Un GECT pourra, d'autre part, être conclu dans un cadre interrégional ou transnational, alors qu'un district européen peut seulement être conclu dans un cadre transfrontalier.

Par ailleurs, dans un souci de simplification, l'article unique propose de supprimer la possibilité de recourir à la formule du groupement d'intérêt public pour associer des collectivités territoriales étrangères à certaines missions exercées par des collectivités territoriales françaises, sous réserve du maintien jusqu'à leur terme des GIP existants. Au regard de la lourdeur du dispositif et du faible nombre de GIP qui ont été créés sur ce fondement, cette suppression, allant dans le sens de la simplification et de l'efficacité, est pleinement justifiée.
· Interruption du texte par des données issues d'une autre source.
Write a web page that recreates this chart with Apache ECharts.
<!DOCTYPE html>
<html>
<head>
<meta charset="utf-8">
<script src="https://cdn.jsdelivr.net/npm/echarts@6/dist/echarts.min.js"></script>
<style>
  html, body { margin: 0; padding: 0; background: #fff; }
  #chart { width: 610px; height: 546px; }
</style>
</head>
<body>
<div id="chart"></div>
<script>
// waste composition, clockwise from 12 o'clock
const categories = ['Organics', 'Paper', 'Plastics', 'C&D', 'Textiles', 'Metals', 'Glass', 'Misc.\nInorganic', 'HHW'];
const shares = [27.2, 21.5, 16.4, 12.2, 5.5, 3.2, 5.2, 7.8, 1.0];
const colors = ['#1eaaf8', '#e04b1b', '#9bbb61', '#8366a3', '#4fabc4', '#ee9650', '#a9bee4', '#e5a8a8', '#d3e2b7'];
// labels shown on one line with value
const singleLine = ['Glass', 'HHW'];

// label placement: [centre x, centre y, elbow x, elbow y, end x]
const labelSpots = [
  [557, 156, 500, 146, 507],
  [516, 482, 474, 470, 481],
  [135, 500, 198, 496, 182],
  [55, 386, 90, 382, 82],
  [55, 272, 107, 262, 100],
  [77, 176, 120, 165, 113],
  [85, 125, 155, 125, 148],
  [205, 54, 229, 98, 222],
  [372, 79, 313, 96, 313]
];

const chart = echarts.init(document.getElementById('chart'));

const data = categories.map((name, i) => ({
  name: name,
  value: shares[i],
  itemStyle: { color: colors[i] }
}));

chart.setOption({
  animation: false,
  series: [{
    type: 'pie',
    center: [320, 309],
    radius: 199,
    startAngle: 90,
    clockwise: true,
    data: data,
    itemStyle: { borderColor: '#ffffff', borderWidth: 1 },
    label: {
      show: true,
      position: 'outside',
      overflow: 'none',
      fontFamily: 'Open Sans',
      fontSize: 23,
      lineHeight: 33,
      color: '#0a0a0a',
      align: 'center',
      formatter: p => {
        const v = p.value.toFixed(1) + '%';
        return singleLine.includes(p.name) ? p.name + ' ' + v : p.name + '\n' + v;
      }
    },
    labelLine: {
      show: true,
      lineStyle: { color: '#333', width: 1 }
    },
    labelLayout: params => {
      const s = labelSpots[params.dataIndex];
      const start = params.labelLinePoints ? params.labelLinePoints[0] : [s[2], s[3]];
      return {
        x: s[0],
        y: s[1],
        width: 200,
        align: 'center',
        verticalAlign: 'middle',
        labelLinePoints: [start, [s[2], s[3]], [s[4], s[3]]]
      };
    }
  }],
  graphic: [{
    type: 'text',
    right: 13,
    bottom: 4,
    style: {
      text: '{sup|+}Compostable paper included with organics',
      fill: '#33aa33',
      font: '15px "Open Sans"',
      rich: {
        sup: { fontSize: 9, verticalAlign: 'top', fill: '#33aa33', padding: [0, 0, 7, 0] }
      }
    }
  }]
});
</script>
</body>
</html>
L'article unique prévoit enfin, conformément au second protocole additionnel à la convention de Madrid, récemment ratifié par la France, la possibilité pour les collectivités territoriales et leurs groupements d'adhérer à un organisme public de droit étranger ou de participer au capital d'une société étrangère, non seulement dans un cadre transfrontalier, mais également dans un cadre plus large, interrégional.

L'adoption de la proposition de loi est une nécessité au regard du droit communautaire et des engagements internationaux de la France et une démarche s'inscrivant pleinement dans le programme de simplification du droit, engagé par la commission des lois depuis le début de la législature.
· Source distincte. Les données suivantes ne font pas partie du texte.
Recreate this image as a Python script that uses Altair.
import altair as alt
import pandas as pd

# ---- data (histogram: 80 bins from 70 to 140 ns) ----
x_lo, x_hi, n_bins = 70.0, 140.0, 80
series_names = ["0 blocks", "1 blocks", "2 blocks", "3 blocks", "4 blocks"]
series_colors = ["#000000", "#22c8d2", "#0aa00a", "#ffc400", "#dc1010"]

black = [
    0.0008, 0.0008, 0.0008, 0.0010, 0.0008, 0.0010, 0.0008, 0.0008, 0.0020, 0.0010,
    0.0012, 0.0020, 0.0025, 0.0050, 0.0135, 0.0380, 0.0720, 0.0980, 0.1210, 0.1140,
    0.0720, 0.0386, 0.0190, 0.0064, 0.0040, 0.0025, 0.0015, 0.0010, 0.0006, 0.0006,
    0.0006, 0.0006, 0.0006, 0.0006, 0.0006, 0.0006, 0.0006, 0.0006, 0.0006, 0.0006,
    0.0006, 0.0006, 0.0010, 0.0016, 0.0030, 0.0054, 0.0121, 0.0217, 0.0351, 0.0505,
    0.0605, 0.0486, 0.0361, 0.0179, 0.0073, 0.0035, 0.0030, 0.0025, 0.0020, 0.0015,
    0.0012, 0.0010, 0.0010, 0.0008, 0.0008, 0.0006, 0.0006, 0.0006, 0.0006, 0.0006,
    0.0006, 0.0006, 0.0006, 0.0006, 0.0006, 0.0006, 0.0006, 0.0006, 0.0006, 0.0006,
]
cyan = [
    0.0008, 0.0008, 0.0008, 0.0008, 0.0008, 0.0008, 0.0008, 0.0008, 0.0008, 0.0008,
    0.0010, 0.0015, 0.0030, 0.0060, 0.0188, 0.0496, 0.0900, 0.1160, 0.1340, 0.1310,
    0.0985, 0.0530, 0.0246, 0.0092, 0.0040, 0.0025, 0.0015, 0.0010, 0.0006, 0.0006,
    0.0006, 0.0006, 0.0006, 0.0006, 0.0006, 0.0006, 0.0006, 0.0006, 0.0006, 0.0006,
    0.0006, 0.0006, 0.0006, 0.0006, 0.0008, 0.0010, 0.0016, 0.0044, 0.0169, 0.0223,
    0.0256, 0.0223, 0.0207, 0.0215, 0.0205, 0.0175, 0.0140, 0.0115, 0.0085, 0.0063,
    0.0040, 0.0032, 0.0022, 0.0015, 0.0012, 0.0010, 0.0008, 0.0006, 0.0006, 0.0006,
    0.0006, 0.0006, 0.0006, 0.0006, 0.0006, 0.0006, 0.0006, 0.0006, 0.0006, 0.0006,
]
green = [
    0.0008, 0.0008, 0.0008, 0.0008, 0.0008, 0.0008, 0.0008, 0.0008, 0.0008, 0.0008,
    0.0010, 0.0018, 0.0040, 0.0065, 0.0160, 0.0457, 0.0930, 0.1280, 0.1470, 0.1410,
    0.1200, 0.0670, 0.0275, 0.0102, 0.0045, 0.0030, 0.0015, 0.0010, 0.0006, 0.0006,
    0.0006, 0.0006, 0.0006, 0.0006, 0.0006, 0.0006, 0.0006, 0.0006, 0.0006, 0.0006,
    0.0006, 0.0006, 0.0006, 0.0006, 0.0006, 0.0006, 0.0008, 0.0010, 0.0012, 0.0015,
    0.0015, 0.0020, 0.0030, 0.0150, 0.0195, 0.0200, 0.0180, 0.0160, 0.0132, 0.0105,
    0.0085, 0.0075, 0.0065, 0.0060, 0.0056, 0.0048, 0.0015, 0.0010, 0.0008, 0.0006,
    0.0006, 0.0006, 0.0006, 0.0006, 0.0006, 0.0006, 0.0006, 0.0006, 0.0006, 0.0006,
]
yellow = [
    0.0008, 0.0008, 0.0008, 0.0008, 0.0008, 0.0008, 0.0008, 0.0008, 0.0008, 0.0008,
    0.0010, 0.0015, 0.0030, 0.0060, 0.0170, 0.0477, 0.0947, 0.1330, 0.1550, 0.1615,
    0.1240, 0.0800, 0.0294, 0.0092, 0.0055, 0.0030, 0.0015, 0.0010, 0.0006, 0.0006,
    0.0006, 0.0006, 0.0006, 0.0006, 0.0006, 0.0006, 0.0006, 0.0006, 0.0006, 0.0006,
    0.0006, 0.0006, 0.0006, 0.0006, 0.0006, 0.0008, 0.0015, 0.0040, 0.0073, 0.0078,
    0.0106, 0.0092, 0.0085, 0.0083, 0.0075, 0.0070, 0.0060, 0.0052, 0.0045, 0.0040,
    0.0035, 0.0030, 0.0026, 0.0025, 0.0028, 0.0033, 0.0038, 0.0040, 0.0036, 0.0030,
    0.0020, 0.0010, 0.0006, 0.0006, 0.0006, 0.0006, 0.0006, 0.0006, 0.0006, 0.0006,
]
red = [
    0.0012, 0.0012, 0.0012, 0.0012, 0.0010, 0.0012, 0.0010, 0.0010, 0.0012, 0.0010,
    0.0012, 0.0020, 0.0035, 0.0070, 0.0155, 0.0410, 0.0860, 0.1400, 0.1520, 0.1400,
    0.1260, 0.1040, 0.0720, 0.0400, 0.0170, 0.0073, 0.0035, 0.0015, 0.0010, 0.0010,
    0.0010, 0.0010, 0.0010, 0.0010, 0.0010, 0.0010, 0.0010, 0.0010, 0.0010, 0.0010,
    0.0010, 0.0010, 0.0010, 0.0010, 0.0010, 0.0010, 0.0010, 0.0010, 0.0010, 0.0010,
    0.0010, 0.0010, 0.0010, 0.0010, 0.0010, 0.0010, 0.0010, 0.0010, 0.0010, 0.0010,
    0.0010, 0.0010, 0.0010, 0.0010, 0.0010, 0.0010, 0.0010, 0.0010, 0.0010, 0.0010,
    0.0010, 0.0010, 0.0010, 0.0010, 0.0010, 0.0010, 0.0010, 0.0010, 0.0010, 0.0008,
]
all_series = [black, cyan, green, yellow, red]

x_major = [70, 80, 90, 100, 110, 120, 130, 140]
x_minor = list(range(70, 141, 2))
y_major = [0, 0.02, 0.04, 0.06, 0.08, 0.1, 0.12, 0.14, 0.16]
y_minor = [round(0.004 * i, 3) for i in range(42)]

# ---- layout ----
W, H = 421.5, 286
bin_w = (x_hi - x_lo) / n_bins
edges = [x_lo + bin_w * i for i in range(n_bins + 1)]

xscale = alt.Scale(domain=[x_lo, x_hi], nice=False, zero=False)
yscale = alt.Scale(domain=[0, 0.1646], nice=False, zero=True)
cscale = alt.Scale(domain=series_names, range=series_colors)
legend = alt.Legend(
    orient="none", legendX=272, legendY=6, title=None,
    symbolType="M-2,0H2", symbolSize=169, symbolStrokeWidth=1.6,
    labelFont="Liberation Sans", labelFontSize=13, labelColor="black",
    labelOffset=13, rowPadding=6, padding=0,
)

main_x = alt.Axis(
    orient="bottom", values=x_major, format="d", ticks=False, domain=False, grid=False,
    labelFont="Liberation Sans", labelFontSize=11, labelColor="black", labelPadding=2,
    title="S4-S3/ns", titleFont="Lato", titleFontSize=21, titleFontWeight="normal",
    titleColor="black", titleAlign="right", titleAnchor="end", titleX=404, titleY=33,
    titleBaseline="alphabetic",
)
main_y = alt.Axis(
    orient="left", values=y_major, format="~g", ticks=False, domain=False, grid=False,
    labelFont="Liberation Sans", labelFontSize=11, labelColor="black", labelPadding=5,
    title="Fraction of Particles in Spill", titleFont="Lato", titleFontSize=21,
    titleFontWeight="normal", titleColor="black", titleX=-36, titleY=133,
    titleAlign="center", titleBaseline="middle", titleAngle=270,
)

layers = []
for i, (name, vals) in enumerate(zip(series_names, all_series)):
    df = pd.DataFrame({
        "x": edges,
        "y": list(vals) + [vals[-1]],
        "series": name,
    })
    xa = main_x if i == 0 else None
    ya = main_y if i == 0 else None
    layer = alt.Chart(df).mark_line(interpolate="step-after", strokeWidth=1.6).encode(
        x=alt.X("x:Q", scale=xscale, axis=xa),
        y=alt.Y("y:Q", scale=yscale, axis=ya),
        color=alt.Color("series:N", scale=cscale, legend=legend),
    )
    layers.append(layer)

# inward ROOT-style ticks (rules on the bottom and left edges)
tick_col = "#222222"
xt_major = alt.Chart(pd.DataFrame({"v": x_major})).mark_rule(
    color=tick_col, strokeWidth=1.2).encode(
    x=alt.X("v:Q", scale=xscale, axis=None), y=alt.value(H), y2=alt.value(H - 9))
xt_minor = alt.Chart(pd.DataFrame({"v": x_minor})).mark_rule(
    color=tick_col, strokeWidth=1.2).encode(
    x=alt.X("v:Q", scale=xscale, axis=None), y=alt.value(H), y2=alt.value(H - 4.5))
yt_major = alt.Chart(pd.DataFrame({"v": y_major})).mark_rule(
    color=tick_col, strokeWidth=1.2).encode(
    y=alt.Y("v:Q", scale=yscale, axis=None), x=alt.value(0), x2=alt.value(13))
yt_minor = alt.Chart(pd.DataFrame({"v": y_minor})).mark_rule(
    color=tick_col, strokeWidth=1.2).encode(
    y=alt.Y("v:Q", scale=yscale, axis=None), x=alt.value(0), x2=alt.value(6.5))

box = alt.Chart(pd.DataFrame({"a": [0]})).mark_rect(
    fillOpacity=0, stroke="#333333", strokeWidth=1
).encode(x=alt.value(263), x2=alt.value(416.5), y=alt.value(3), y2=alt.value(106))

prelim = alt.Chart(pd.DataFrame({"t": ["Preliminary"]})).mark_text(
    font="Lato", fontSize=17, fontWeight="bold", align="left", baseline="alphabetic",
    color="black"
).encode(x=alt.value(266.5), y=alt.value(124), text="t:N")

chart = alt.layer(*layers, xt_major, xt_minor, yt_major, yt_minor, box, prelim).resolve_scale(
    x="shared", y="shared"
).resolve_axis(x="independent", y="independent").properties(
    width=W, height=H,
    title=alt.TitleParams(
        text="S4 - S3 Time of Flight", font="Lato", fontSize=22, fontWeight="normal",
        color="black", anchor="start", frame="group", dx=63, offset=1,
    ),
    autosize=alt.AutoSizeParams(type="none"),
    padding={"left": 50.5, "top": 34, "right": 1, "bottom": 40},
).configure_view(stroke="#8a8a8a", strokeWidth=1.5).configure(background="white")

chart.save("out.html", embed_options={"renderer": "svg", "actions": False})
C'est pourquoi la commission des lois a adopté cette proposition de loi à l'unanimité avec quelques amendements rédactionnels ou de précision. Je vous invite par conséquent à en faire de même et j'émets le voeu que le Sénat puisse rapidement en débattre à son tour, afin que le droit français consacre pleinement l'existence du groupement européen de coopération territoriale.

Nous sommes nombreux ici, sur tous les bancs, à être convaincus que le vingt et unième siècle sera le siècle des villes et des agglomérations, qui, avec leur intelligence propre, contribueront à développer un nouveau modèle altruiste de démocratie citoyenne.

L'Europe a besoin d'une renaissance de civilisation. Ce nouveau modèle passe par des eurométropoles puissantes et structurées. Le Président de la République en a dessiné les contours. Pierre Mauroy l'a fait. Et je ne doute pas que notre Assemblée puisse l'adopter très largement. (Applaudissements sur les bancs du groupe de l'Union pour un mouvement populaire et du groupe Nouveau Centre, ainsi que sur les bancs du groupe socialiste, radical, citoyen et divers gauche.)